• Given instruction: Copy out the line that contains "Rebuild this chart", the line that contains "import plotly.graph_objects as go", and every line between them, exactly, and nothing else.

• Task material:
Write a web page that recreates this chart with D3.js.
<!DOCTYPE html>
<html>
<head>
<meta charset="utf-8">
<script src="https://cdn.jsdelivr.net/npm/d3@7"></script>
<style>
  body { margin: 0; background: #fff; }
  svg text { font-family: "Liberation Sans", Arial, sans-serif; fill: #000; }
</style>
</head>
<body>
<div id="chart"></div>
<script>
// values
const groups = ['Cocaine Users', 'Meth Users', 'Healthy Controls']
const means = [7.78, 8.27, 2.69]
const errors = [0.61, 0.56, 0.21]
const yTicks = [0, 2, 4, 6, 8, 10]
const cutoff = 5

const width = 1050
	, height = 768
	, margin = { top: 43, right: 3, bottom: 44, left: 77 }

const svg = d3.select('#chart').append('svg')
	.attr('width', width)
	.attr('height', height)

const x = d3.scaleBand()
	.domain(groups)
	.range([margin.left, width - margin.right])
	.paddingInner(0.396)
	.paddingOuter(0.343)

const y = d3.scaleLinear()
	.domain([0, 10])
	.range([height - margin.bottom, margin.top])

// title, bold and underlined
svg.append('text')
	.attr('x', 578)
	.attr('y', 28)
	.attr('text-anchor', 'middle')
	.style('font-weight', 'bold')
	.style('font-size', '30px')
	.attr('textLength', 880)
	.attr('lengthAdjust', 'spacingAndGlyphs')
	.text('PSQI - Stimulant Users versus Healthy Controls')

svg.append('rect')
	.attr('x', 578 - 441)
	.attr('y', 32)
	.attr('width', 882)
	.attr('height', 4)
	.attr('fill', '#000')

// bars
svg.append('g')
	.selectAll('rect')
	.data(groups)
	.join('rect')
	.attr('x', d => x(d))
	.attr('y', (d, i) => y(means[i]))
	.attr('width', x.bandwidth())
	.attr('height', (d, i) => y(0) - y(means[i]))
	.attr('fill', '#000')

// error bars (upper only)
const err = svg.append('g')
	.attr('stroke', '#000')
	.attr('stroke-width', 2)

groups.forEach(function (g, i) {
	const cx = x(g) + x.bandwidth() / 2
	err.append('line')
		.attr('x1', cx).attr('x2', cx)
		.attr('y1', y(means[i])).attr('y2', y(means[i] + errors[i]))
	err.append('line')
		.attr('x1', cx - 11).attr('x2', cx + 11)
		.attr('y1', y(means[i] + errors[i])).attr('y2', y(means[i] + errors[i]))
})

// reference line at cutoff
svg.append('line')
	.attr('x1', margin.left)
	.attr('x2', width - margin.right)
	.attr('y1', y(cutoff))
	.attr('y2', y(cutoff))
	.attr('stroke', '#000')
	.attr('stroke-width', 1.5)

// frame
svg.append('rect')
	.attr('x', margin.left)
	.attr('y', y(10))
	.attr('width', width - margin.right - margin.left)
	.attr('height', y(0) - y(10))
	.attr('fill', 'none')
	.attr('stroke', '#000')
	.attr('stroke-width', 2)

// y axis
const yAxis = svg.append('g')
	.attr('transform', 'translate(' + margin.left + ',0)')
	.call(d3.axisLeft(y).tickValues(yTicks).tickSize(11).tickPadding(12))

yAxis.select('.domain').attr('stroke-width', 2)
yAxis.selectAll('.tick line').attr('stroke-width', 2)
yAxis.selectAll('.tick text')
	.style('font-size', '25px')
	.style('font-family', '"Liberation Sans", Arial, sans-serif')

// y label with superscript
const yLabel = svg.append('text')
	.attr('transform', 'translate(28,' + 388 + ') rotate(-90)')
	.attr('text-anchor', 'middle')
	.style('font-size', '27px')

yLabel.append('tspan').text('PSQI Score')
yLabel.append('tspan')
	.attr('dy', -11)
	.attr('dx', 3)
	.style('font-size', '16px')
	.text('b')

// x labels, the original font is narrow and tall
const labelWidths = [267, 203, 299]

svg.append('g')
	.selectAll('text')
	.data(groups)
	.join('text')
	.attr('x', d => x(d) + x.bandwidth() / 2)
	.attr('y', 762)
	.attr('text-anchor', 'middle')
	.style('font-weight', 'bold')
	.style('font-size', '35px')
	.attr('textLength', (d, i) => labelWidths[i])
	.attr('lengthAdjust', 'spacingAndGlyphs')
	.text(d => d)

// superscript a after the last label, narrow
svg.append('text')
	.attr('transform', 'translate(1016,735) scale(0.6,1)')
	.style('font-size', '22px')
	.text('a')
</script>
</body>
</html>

--

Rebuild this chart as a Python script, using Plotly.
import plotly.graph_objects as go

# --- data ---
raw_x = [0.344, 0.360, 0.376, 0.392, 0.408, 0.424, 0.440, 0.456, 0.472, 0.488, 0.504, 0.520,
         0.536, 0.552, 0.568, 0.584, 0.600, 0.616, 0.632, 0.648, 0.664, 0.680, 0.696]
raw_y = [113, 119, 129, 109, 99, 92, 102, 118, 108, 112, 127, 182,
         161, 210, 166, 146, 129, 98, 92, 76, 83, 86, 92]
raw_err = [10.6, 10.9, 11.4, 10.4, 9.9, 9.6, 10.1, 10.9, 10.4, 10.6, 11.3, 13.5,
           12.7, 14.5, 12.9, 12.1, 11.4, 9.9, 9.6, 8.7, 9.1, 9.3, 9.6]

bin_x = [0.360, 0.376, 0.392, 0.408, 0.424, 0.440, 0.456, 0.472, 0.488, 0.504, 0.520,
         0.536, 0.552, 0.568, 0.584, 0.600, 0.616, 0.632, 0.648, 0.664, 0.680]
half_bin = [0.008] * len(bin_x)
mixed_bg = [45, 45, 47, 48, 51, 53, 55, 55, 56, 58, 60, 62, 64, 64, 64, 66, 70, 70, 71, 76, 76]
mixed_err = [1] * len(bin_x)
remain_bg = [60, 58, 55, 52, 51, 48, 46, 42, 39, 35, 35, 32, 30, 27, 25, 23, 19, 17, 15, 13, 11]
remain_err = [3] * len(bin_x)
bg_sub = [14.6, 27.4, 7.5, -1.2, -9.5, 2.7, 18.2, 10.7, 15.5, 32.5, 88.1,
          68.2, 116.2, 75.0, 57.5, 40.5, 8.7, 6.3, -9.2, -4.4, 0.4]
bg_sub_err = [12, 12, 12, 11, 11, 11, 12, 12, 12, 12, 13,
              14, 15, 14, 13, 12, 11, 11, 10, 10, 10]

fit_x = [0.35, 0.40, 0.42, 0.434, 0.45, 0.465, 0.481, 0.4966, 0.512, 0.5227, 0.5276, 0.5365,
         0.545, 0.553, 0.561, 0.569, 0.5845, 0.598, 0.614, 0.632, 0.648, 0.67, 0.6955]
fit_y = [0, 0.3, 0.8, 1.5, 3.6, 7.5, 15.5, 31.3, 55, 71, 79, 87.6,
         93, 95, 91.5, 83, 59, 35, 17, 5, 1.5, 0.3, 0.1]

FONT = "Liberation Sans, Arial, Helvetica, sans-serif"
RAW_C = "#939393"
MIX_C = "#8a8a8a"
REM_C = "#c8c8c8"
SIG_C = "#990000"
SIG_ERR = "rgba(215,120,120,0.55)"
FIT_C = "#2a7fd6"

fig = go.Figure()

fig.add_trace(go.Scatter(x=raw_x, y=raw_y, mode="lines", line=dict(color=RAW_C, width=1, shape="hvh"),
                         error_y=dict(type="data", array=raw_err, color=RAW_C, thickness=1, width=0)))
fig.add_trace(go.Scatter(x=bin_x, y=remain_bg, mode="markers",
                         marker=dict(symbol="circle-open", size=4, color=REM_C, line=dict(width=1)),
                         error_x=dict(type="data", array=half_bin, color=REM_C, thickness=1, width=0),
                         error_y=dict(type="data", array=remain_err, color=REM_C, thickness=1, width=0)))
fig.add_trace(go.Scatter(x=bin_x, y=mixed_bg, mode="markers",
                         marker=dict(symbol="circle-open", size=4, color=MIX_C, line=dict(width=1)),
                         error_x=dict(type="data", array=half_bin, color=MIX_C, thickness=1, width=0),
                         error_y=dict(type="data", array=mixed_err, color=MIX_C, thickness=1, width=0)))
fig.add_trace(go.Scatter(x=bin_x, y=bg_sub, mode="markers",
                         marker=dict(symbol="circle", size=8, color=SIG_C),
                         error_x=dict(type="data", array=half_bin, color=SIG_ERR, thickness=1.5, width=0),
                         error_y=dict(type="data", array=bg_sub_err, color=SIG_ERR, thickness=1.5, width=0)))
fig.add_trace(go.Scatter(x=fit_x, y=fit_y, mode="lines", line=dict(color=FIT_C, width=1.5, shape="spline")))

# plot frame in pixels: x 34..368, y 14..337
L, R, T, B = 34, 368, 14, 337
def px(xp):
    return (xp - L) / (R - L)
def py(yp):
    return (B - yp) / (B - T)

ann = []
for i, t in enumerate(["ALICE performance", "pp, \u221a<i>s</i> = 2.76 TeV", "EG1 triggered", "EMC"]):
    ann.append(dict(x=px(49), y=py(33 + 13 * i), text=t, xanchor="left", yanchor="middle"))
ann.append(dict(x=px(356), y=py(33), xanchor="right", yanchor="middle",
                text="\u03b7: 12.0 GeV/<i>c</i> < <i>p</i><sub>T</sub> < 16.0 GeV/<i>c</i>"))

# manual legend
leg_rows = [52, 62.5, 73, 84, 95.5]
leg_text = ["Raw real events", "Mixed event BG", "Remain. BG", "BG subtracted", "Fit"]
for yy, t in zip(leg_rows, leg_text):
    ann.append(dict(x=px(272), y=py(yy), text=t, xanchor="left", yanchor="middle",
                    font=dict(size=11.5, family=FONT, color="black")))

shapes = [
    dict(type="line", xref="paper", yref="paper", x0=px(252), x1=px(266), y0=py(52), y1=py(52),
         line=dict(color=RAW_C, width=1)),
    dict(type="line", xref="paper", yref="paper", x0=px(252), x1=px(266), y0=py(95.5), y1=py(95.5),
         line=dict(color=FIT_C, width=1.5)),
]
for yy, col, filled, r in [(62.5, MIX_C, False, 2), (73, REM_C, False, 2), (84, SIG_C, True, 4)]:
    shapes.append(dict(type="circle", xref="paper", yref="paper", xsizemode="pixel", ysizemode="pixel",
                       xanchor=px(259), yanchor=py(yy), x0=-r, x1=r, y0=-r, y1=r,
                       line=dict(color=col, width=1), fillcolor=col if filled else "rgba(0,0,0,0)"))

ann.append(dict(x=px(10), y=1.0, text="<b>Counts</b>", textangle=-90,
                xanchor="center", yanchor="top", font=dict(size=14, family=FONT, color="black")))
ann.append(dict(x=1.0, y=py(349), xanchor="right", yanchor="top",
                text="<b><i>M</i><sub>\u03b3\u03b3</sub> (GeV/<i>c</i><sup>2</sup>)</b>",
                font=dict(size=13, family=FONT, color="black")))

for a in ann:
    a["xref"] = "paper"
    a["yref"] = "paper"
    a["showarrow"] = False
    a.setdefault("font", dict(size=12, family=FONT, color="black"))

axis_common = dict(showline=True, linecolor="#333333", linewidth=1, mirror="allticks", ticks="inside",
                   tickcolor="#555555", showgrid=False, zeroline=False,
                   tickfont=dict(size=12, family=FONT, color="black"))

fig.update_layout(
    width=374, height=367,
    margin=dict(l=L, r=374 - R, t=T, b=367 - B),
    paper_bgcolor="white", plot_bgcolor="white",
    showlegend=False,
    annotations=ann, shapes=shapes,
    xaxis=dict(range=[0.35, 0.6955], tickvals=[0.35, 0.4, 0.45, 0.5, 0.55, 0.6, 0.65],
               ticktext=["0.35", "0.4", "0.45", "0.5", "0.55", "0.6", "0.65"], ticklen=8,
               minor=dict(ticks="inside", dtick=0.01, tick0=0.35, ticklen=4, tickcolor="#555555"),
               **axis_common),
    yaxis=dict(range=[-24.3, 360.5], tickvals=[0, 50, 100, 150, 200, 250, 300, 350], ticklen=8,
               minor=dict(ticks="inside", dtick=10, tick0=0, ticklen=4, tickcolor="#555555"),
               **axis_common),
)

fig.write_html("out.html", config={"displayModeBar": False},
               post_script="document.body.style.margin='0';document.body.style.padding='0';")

• Answer:
Rebuild this chart as a Python script, using Plotly.
import plotly.graph_objects as go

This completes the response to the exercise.